Essence Of Hinduism
Major Sections

HINDU THEISM

Thus there are degrees of bhakti recognized in our scriptures. First of all, there is the broad division into Para bhakti and Apara bhakti-the higher bhakti and the lower bhakti. The former consists of meditation on the formless and unmanifested Brahman. It is the highest kind of bhakti of which only a few are capable.

The Gita says: -

"The difficulty of those whose minds are set on the unmanifested is greater. For the path of the unmanifested is hard for the embodied to reach."

So, for those who find it hard to meditate on the unmanifested Brahman, the so-called lower bhakti or the love of the personal Isvara is recommended. For the God of love is not the Absolute described as
Sat-Cit-Ananda by the philosopher and the mystic but Isvara, the highest manifestation of that Absolute vouchsafed to the human spirit. 

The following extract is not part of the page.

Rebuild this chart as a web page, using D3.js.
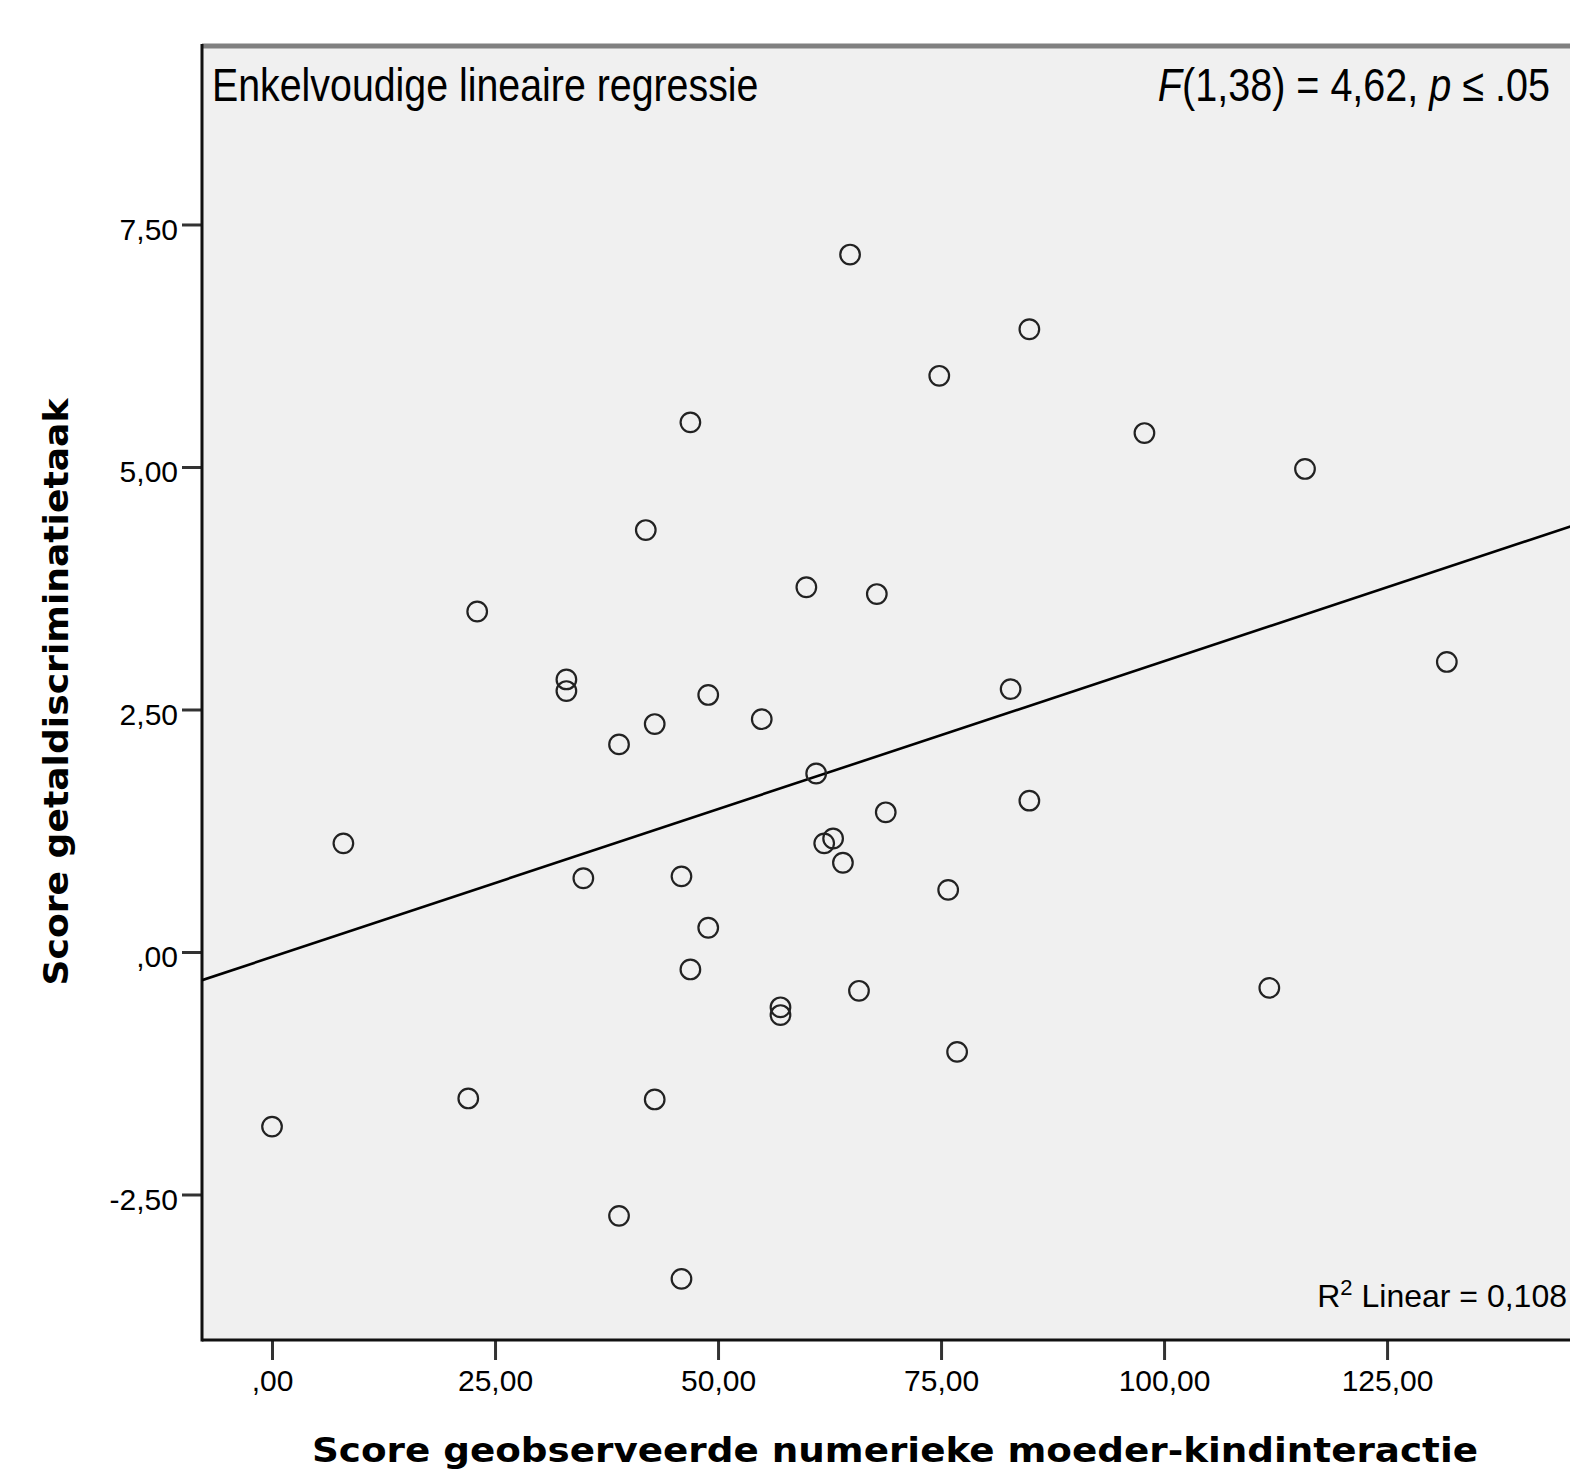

Thus the lower bhakti takes the path of least resistance and sails smoothly along the human currents of love and friendship and carries us safe to the harbors of God. But even this type of bhakti has several degrees. 

Though Sridhara, the learned commentator on the Bhagavata Purana says, that there are as many as eighty-one degrees. For all practical purposes it is enough if we recognize the following three well- marked degrees Bahya-bhakti, Ananya-bhakti and Ekanta bhakti.